Investors seem to believe the advantages of growth, and ability to convert that growth into profit, lie with monochannel retailers.  

Amid the frenzy of fast-moving statistics on omnichannel retailing, consider this one: the five most highly valued retailers in the UK as measured by price/earnings ratio are Ao World, Ocado, Asos, Primark and B&M Retail.

All are monochannel retailers, being either pure-play online or, shall we say, pure-play stores. You would probably add Amazon, Aldi and Lidl if their UK valuations were visible. Most of these eight have avowedly declared that they will not diversify beyond their channel of origin.

Investors seem to believe the advantages of growth, and ability to convert that growth into profit, lie with monochannel retailers.   

Even the more successful multichannel retailers, such as Next, Dixons Carphone and Argos, are not rewarded with the same valuations. Do the markets have it wrong? Or should we beware false omnichannel prophets?

Of course, these eight highly valued monochannel retailers are all, to some degree, insurgents. Not for them the worry of defending large incumbent market shares from capacity addition or price disruption, nor the cost of overhauling legacy infrastructures to match new levels of range, service and value. They’re enjoying the positive side of operational gearing, rather than worrying about how cannibalisation is eroding it.

“Whether new or old, multi or monochannel – most customer experience is formed by performance within a single channel”
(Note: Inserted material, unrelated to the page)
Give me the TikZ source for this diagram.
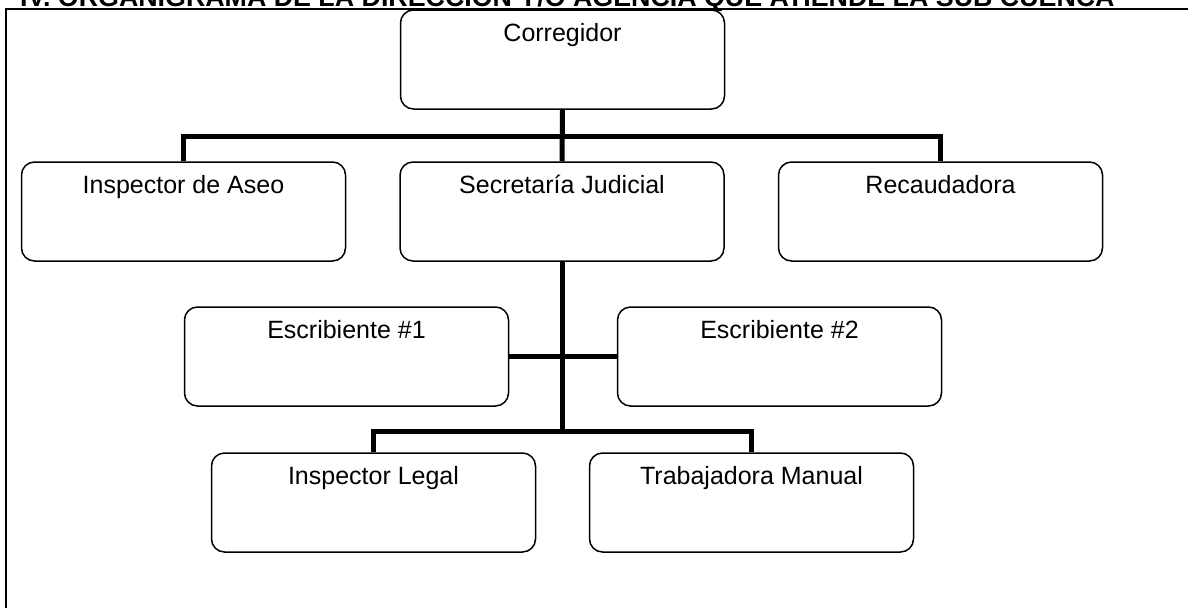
\documentclass[tikz,border=0pt]{standalone}
\usepackage{fontspec}
\setmainfont{Liberation Sans}
\begin{document}
\begin{tikzpicture}[x=1pt,y=1pt,
  box/.style={draw, line width=1.5pt, rounded corners=13pt, minimum width=324pt,
    inner xsep=0pt, inner ysep=0pt, text height=31pt, text depth=68pt,
    font=\fontsize{25}{30}\selectfont, align=center},
  conn/.style={line width=5pt},
  frame/.style={line width=2.5pt}]
\useasboundingbox (0,0) rectangle (1188,-608);
\fill[white] (0,0) rectangle (1188,-608);
\node[anchor=base west, inner sep=0pt, font=\bfseries\fontsize{26.8}{30}\selectfont] (title) at (20,-6)
  {IV. ORGANIGRAMA DE LA DIRECCIÓN Y/O AGENCIA QUE ATIENDE LA SUB CUENCA};
\draw[frame] (6,-608) -- (6,-9) -- (1188,-9);
\node[box] (cor) at (562.5,-59.5) {Corregidor};
\node[box] (asp) at (183.5,-211.5) {Inspector de Aseo};
\node[box] (sec) at (562,-211.5) {Secretaría Judicial};
\node[box] (rec) at (940.5,-211.5) {Recaudadora};
\node[box] (es1) at (346.5,-356.5) {Escribiente \#1};
\node[box] (es2) at (779.5,-356.5) {Escribiente \#2};
\node[box] (leg) at (373.5,-502.5) {Inspector Legal};
\node[box] (tra) at (751.5,-502.5) {Trabajadora Manual};
\coordinate (b1) at (562,-136);
\coordinate (b2) at (562,-431);
\draw[conn] (cor.south) -- (sec.north);
\draw[conn] (asp.north) |- (b1) -| (rec.north);
\draw[conn] (sec.south) -- (b2);
\draw[conn] (es1.east) -- (es2.west);
\draw[conn] (leg.north) |- (b2) -| (tra.north);
\end{tikzpicture}
\end{document}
Michael Jary, OC&C Strategy Consultants

A more important point lies here for all retailers, whether new or old, multi or monochannel – most customer experience is formed by performance within a single channel. In nearly all categories, still the majority of customer journeys are either exclusively offline or exclusively online.

Even for customers shopping across channels, such as checking in-store availability online or ordering click-and-collect, the quality of the journey is no better than its weakest link.

Customer loyalty

The loyalty of an omnichannel customer has to be won in a single channel first – why would they go online if the store experience is unenticing?

Ocado

Monochannel Ocado is one of the UK’s most highly valued retailers

This presents a challenge for multichannel retailers. Each channel has to beat the focused monochannel specialists. And the attributes sought by consumers differ: engineering reliable online fulfilment demands different skills to motivating engaged store staff.  
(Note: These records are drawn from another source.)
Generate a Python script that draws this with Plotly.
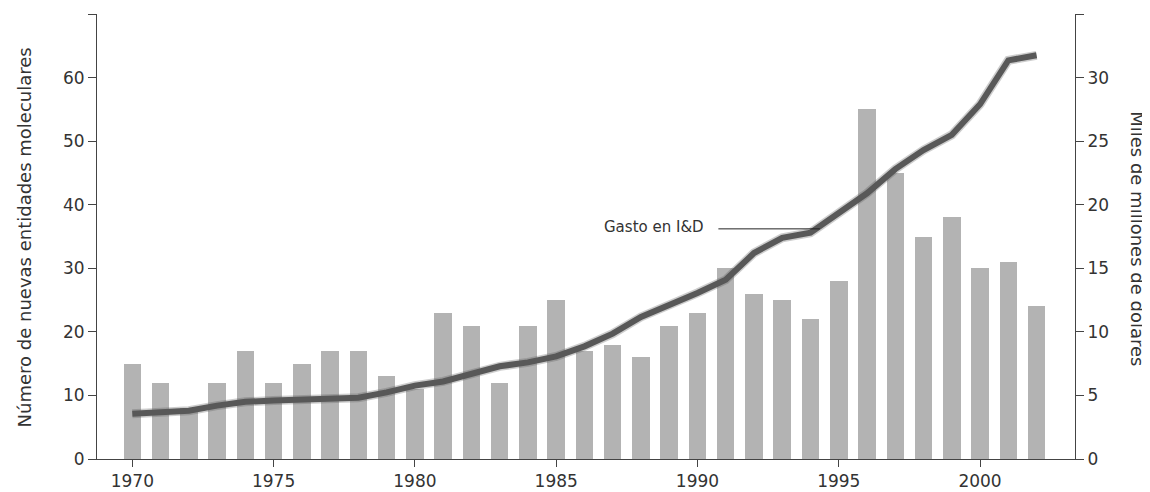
import plotly.graph_objects as go

years = list(range(1970, 2003))
nme_counts = [15, 12, 8, 12, 17, 12, 15, 17, 17, 13, 11, 23, 21, 12, 21, 25, 17, 18, 16, 21, 23, 30,
              26, 25, 22, 28, 55, 45, 35, 38, 30, 31, 24]
rd_spending = [3.55, 3.65, 3.8, 4.2, 4.5, 4.6, 4.67, 4.72, 4.82, 5.24, 5.77, 6.1, 6.71, 7.29, 7.6, 8.07,
               8.86, 9.86, 11.17, 12.06, 13.06, 14.1, 16.2, 17.4, 17.8, 19.35, 20.9, 22.8, 24.3, 25.5,
               27.9, 31.35, 31.75]
x_ticks = [1970, 1975, 1980, 1985, 1990, 1995, 2000]
left_ticks = [0, 10, 20, 30, 40, 50, 60, 70]
left_labels = ["0", "10", "20", "30", "40", "50", "60", ""]
right_ticks = [0, 5, 10, 15, 20, 25, 30, 35]
right_labels = ["0", "5", "10", "15", "20", "25", "30", ""]

left_title = "Número de nuevas entidades moleculares"
right_title = "Miles de millones de dólares"
line_label = "Gasto en I&D"

FONT = "DejaVu Sans"
AX = "#444444"
TXT = "#333333"

fig = go.Figure()
fig.add_trace(go.Bar(x=years, y=nme_counts, width=0.62, marker=dict(color="#b3b3b3", line=dict(width=0)),
                     yaxis="y", showlegend=False, hoverinfo="skip"))
# soft halo for blurred look
fig.add_trace(go.Scatter(x=years, y=rd_spending, yaxis="y2", mode="lines",
                         line=dict(color="rgba(90,90,90,0.3)", width=9), showlegend=False, hoverinfo="skip"))
fig.add_trace(go.Scatter(x=years, y=rd_spending, yaxis="y2", mode="lines",
                         line=dict(color="#585858", width=6), showlegend=False, hoverinfo="skip"))

tick_font = dict(size=17, color=TXT, family=FONT)
fig.update_layout(
    width=1150, height=492,
    margin=dict(l=89, r=83, t=6, b=41, autoexpand=False),
    paper_bgcolor="white", plot_bgcolor="white",
    font=dict(family=FONT, size=16, color=TXT),
    bargap=0,
    xaxis=dict(range=[1968.75, 2003.36], tickvals=x_ticks, ticks="outside", ticklen=7, tickcolor=AX,
               showline=True, linecolor=AX, linewidth=1, showgrid=False, zeroline=False,
               automargin=False, tickfont=tick_font),
    yaxis=dict(range=[0, 70], tickvals=left_ticks, ticktext=left_labels, ticks="outside", ticklen=8,
               tickcolor=AX, showline=True, linecolor=AX, linewidth=1, showgrid=False, zeroline=False,
               automargin=False, tickfont=tick_font),
    yaxis2=dict(range=[0, 35], tickvals=right_ticks, ticktext=right_labels, ticks="outside", ticklen=8,
                tickcolor=AX, showline=True, linecolor=AX, linewidth=1, showgrid=False, zeroline=False,
                automargin=False, overlaying="y", side="right", tickfont=tick_font),
)

fig.add_annotation(text=left_title, xref="paper", yref="paper", x=-0.0746, y=0.498, xanchor="center",
                   yanchor="middle", textangle=-90, showarrow=False, font=dict(size=18, color=TXT, family=FONT))
fig.add_annotation(text=right_title, xref="paper", yref="paper", x=1.0644, y=0.494, xanchor="center",
                   yanchor="middle", textangle=90, showarrow=False, font=dict(size=18, color=TXT, family=FONT))
fig.add_annotation(text=line_label, xref="x", yref="y2", x=1990.3, y=18.25, xanchor="right",
                   yanchor="middle", showarrow=False, font=dict(size=15, color=TXT, family=FONT))
fig.add_shape(type="line", xref="x", yref="y2", x0=1990.74, x1=1994.33, y0=18.1, y1=18.1,
              line=dict(color="#222222", width=1))

fig.write_html("out.html")
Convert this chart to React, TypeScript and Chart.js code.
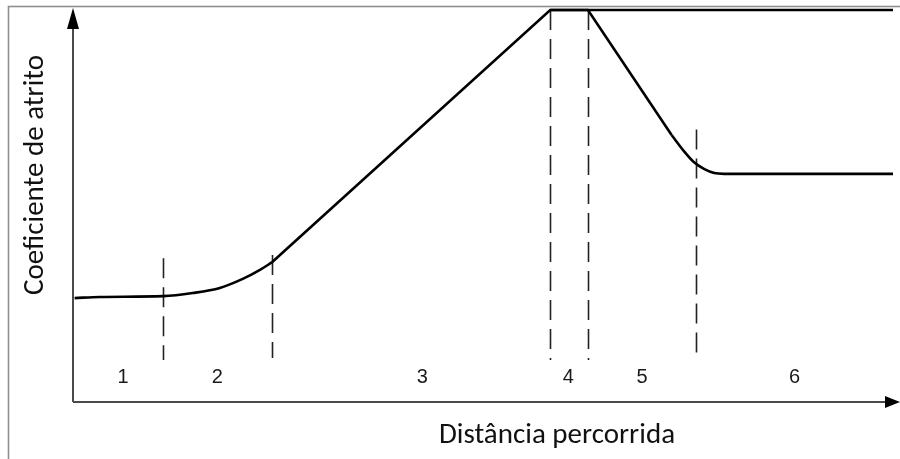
import React, { useEffect, useRef } from "react";
import { Chart, registerables } from "chart.js";

Chart.register(...registerables);

// Friction coefficient vs. distance travelled (arbitrary units: x 0..100, y 0..1)
const riseX = [0.2, 3.3, 11.0, 14.6, 17.9, 20.7, 22.8, 24.3];
const riseY = [0.265, 0.268, 0.27, 0.278, 0.291, 0.314, 0.337, 0.357];

const rampX = [24.3, 58.2, 62.8, 73.0];
const rampY = [0.357, 1.0, 1.0, 0.681];

const settleX = [73.0, 74.5, 75.7, 77.0, 78.2, 79.4, 100];
const settleY = [0.681, 0.64, 0.612, 0.594, 0.584, 0.582, 0.582];

const peakX = [58.2, 100];
const peakY = [1.0, 1.0];

// Stage boundaries (dashed verticals)
const dividerX = [11.0, 24.3, 58.2, 62.8, 76.0];
const dividerTop = [0.367, 0.375, 1.0, 1.0, 0.695];
const dividerBottom = [0.107, 0.112, 0.107, 0.107, 0.107];

// Stage numbers
const stageLabels = ["1", "2", "3", "4", "5", "6"];
const stageX = [6.1, 17.6, 42.6, 60.4, 69.4, 88.0];
const stageY = 0.062;

const yTitle = "Coeficiente de atrito";
const xTitle = "Distância percorrida";

const toPoints = (xs: number[], ys: number[]) => xs.map((x, i) => ({ x, y: ys[i] }));

const titleFont = '29px Calibri, Carlito, "Open Sans", sans-serif';

const decorPlugin = {
  id: "decor",
  beforeDatasetsDraw(chart: any) {
    const { ctx, chartArea, scales } = chart;
    const xs = scales.x;
    const ys = scales.y;
    ctx.save();
    // outer frame
    ctx.strokeStyle = "#8e8e8e";
    ctx.lineWidth = 1.6;
    ctx.strokeRect(8.5, 6.5, 1000, 1000);

    // dashed stage dividers
    ctx.strokeStyle = "#222";
    ctx.lineWidth = 1.6;
    ctx.setLineDash([20, 9]);
    dividerX.forEach((dx, i) => {
      const px = Math.round(xs.getPixelForValue(dx)) + 0.5;
      ctx.beginPath();
      ctx.moveTo(px, ys.getPixelForValue(dividerTop[i]));
      ctx.lineTo(px, ys.getPixelForValue(dividerBottom[i]));
      ctx.stroke();
    });
    ctx.setLineDash([]);

    // axes with arrowheads
    const ox = chartArea.left;
    const oy = chartArea.bottom;
    ctx.strokeStyle = "#4a4a4a";
    ctx.lineWidth = 2;
    ctx.beginPath();
    ctx.moveTo(ox, oy);
    ctx.lineTo(ox, 26);
    ctx.moveTo(ox, oy);
    ctx.lineTo(887, oy);
    ctx.stroke();
    ctx.fillStyle = "#000";
    ctx.beginPath();
    ctx.moveTo(ox, 8);
    ctx.lineTo(ox - 6, 29);
    ctx.lineTo(ox + 6, 29);
    ctx.closePath();
    ctx.fill();
    ctx.beginPath();
    ctx.moveTo(900, oy);
    ctx.lineTo(885, oy - 6);
    ctx.lineTo(885, oy + 6);
    ctx.closePath();
    ctx.fill();

    // stage numbers
    ctx.fillStyle = "#1a1a1a";
    ctx.font = '20px "Liberation Sans", Arial, sans-serif';
    ctx.textAlign = "center";
    ctx.textBaseline = "middle";
    stageLabels.forEach((t, i) => {
      ctx.fillText(t, xs.getPixelForValue(stageX[i]), ys.getPixelForValue(stageY));
    });

    // axis titles
    ctx.fillStyle = "#111";
    ctx.font = titleFont;
    ctx.fillText(xTitle, 557, 436);
    ctx.translate(36, 175);
    ctx.rotate(-Math.PI / 2);
    ctx.fillText(yTitle, 0, 0);
    ctx.restore();
  },
};

export default function App() {
  const canvasRef = useRef<HTMLCanvasElement | null>(null);

  useEffect(() => {
    if (!canvasRef.current) return;
    const line = (xs: number[], ys: number[], smooth: boolean) => ({
      data: toPoints(xs, ys),
      borderColor: "#000",
      borderWidth: 2.6,
      pointRadius: 0,
      fill: false,
      clip: false as any,
      tension: 0,
      cubicInterpolationMode: smooth ? ("monotone" as const) : ("default" as const),
    });
    const chart = new Chart(canvasRef.current, {
      type: "line",
      data: {
        datasets: [
          line(riseX, riseY, true),
          line(rampX, rampY, false),
          line(settleX, settleY, true),
          line(peakX, peakY, false),
        ],
      },
      options: {
        animation: false,
        responsive: false,
        parsing: true,
        layout: { padding: { left: 73, right: 7, top: 10, bottom: 57 } },
        plugins: { legend: { display: false }, tooltip: { enabled: false } },
        scales: {
          x: { type: "linear", min: 0, max: 100, display: false },
          y: { type: "linear", min: 0, max: 1, display: false },
        },
      },
      plugins: [decorPlugin],
    });
    return () => chart.destroy();
  }, []);

  return (
    <div style={{ position: "fixed", left: 0, top: 0, width: 900, height: 459, background: "#fff" }}>
      <canvas ref={canvasRef} width={900} height={459} style={{ width: 900, height: 459 }} />
    </div>
  );
}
The prize for joining up the channels is certainly huge – no retailer has yet realised this ambition – but has to be won by getting each channel right first.

We find our multichannel clients struggling across multiple fronts: keeping the legacy business moving forward, often in the face of declining volumes, is essential to satisfy traditional customers and to generate cash; building effective new channels demands unfamiliar capabilities and heavy investment; and joining them up is the path to realising the omnichannel vision. All three need to be done but the hype should not distract retailers from focusing on the basics first.

The future will likely be one in which monochannel and multichannel retailers co-exist. Valuations will converge as multichannel winners emerge and prove they can take on channel specialists at their own game as well as serving customer journeys uniquely available to them.

It is not too late, as few do this well, but for the moment investors remain unconvinced.